┌──

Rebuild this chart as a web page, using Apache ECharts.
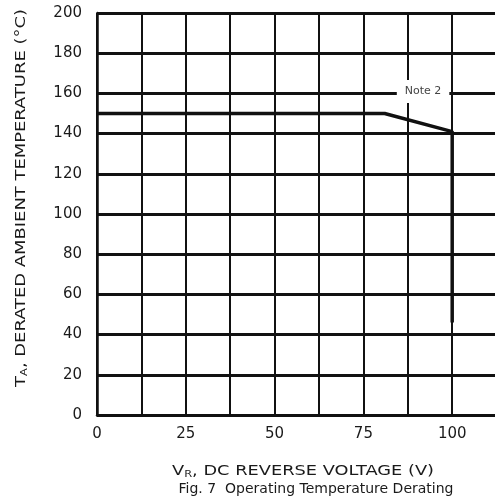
<!DOCTYPE html>
<html>
  <head>
    <meta charset="utf-8" />
    <title>Fig. 7 Operating Temperature Derating</title>
    <script src="https://cdn.jsdelivr.net/npm/echarts@6/dist/echarts.min.js"></script>
  </head>
  <body style="margin:0;padding:0;overflow:hidden;background:#fff;">
    <!-- chart is a bit wider than the window, right edge gets cut like the scan -->
    <div id="chart" style="width:545px;height:499px;"></div>
    <script type="text/javascript">
      // derating curve
      var voltage = [0, 81, 100, 100];
      var tempDerated = [150, 150, 141, 46];
      // note label
      var noteText = ['Note 2'];
      var notePos = [91.8, 161];

      var xTicks = [0, 25, 50, 75, 100];
      var yTicks = [0, 20, 40, 60, 80, 100, 120, 140, 160, 180, 200];

      var font = 'DejaVu Sans';
      var ink = '#1a1a1a';
      var myChart = echarts.init(document.getElementById('chart'), null, { renderer: 'canvas' });

      var curve = voltage.map(function (v, i) { return [v, tempDerated[i]]; });

      var nameRich = {
        v: { fontFamily: font, fontSize: 14, fill: ink, color: ink },
        sub: { fontFamily: font, fontSize: 9, fill: ink, color: ink, verticalAlign: 'bottom', padding: [7, 0, 0, 0] }
      };

      myChart.setOption({
        animation: false,
        grid: { left: 97, right: 4, top: 13, bottom: 84 },
        // axis titles and caption: the scan's type is wider than anything installed, so stretch it
        graphic: [
          {
            type: 'text',
            x: 303, y: 471, scaleX: 1.27,
            style: {
              text: '{v|V}{sub|R}{v|, DC REVERSE VOLTAGE (V)}',
              rich: nameRich,
              textAlign: 'center', textVerticalAlign: 'middle'
            }
          },
          {
            type: 'text',
            x: 316, y: 489,
            style: {
              text: 'Fig. 7  Operating Temperature Derating',
              font: '14px ' + font, fill: ink,
              textAlign: 'center', textVerticalAlign: 'middle'
            }
          },
          {
            type: 'text',
            x: 21, y: 198, rotation: Math.PI / 2, scaleX: 1.28,
            style: {
              text: '{v|T}{sub|A}{v|, DERATED AMBIENT TEMPERATURE (°C)}',
              rich: nameRich,
              textAlign: 'center', textVerticalAlign: 'middle'
            }
          }
        ],
        xAxis: {
          type: 'value',
          min: 0,
          max: 125,
          interval: 12.5,
          axisLine: { show: true, onZero: false, lineStyle: { color: '#111', width: 2.5 } },
          axisTick: { show: false },
          axisLabel: {
            margin: 12,
            fontFamily: font,
            fontSize: 15,
            color: ink,
            formatter: function (v) { return xTicks.indexOf(v) >= 0 ? String(v) : ''; }
          },
          splitLine: { show: true, lineStyle: { color: '#111', width: 2 } }
        },
        yAxis: {
          type: 'value',
          min: 0,
          max: 200,
          interval: 20,
          axisLine: { show: true, lineStyle: { color: '#111', width: 2.5 } },
          axisTick: { show: false },
          axisLabel: {
            margin: 15,
            fontFamily: font,
            fontSize: 15,
            color: ink,
            formatter: function (v) { return yTicks.indexOf(v) >= 0 ? String(v) : ''; }
          },
          splitLine: { show: true, lineStyle: { color: '#111', width: 3 } }
        },
        series: [
          {
            type: 'line',
            data: curve,
            symbol: 'none',
            lineStyle: { color: '#111', width: 3.5 },
            z: 3
          },
          {
            type: 'scatter',
            data: [notePos],
            symbolSize: 0,
            itemStyle: { opacity: 1 },
            z: 4,
            label: {
              show: true,
              position: 'inside',
              formatter: function () { return noteText[0]; },
              fontFamily: font,
              fontSize: 11,
              color: '#444',
              opacity: 1,
              backgroundColor: '#fff',
              padding: [6, 8]
            }
          }
        ]
      });
    </script>
  </body>
</html>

└──

-- Work to complete --
Give back every line exactly as it stands, pictures excluded.

-- Result below --
Rebuild this chart as a web page, using Apache ECharts.
<!DOCTYPE html>
<html>
  <head>
    <meta charset="utf-8" />
    <title>Fig. 7 Operating Temperature Derating</title>
    <script src="https://cdn.jsdelivr.net/npm/echarts@6/dist/echarts.min.js"></script>
  </head>
  <body style="margin:0;padding:0;overflow:hidden;background:#fff;">
    <!-- chart is a bit wider than the window, right edge gets cut like the scan -->
    <div id="chart" style="width:545px;height:499px;"></div>
    <script type="text/javascript">
      // derating curve
      var voltage = [0, 81, 100, 100];
      var tempDerated = [150, 150, 141, 46];
      // note label
      var noteText = ['Note 2'];
      var notePos = [91.8, 161];

      var xTicks = [0, 25, 50, 75, 100];
      var yTicks = [0, 20, 40, 60, 80, 100, 120, 140, 160, 180, 200];

      var font = 'DejaVu Sans';
      var ink = '#1a1a1a';
      var myChart = echarts.init(document.getElementById('chart'), null, { renderer: 'canvas' });

      var curve = voltage.map(function (v, i) { return [v, tempDerated[i]]; });

      var nameRich = {
        v: { fontFamily: font, fontSize: 14, fill: ink, color: ink },
        sub: { fontFamily: font, fontSize: 9, fill: ink, color: ink, verticalAlign: 'bottom', padding: [7, 0, 0, 0] }
      };

      myChart.setOption({
        animation: false,
        grid: { left: 97, right: 4, top: 13, bottom: 84 },
        // axis titles and caption: the scan's type is wider than anything installed, so stretch it
        graphic: [
          {
            type: 'text',
            x: 303, y: 471, scaleX: 1.27,
            style: {
              text: '{v|V}{sub|R}{v|, DC REVERSE VOLTAGE (V)}',
              rich: nameRich,
              textAlign: 'center', textVerticalAlign: 'middle'
            }
          },
          {
            type: 'text',
            x: 316, y: 489,
            style: {
              text: 'Fig. 7  Operating Temperature Derating',
              font: '14px ' + font, fill: ink,
              textAlign: 'center', textVerticalAlign: 'middle'
            }
          },
          {
            type: 'text',
            x: 21, y: 198, rotation: Math.PI / 2, scaleX: 1.28,
            style: {
              text: '{v|T}{sub|A}{v|, DERATED AMBIENT TEMPERATURE (°C)}',
              rich: nameRich,
              textAlign: 'center', textVerticalAlign: 'middle'
            }
          }
        ],
        xAxis: {
          type: 'value',
          min: 0,
          max: 125,
          interval: 12.5,
          axisLine: { show: true, onZero: false, lineStyle: { color: '#111', width: 2.5 } },
          axisTick: { show: false },
          axisLabel: {
            margin: 12,
            fontFamily: font,
            fontSize: 15,
            color: ink,
            formatter: function (v) { return xTicks.indexOf(v) >= 0 ? String(v) : ''; }
          },
          splitLine: { show: true, lineStyle: { color: '#111', width: 2 } }
        },
        yAxis: {
          type: 'value',
          min: 0,
          max: 200,
          interval: 20,
          axisLine: { show: true, lineStyle: { color: '#111', width: 2.5 } },
          axisTick: { show: false },
          axisLabel: {
            margin: 15,
            fontFamily: font,
            fontSize: 15,
            color: ink,
            formatter: function (v) { return yTicks.indexOf(v) >= 0 ? String(v) : ''; }
          },
          splitLine: { show: true, lineStyle: { color: '#111', width: 3 } }
        },
        series: [
          {
            type: 'line',
            data: curve,
            symbol: 'none',
            lineStyle: { color: '#111', width: 3.5 },
            z: 3
          },
          {
            type: 'scatter',
            data: [notePos],
            symbolSize: 0,
            itemStyle: { opacity: 1 },
            z: 4,
            label: {
              show: true,
              position: 'inside',
              formatter: function () { return noteText[0]; },
              fontFamily: font,
              fontSize: 11,
              color: '#444',
              opacity: 1,
              backgroundColor: '#fff',
              padding: [6, 8]
            }
          }
        ]
      });
    </script>
  </body>
</html>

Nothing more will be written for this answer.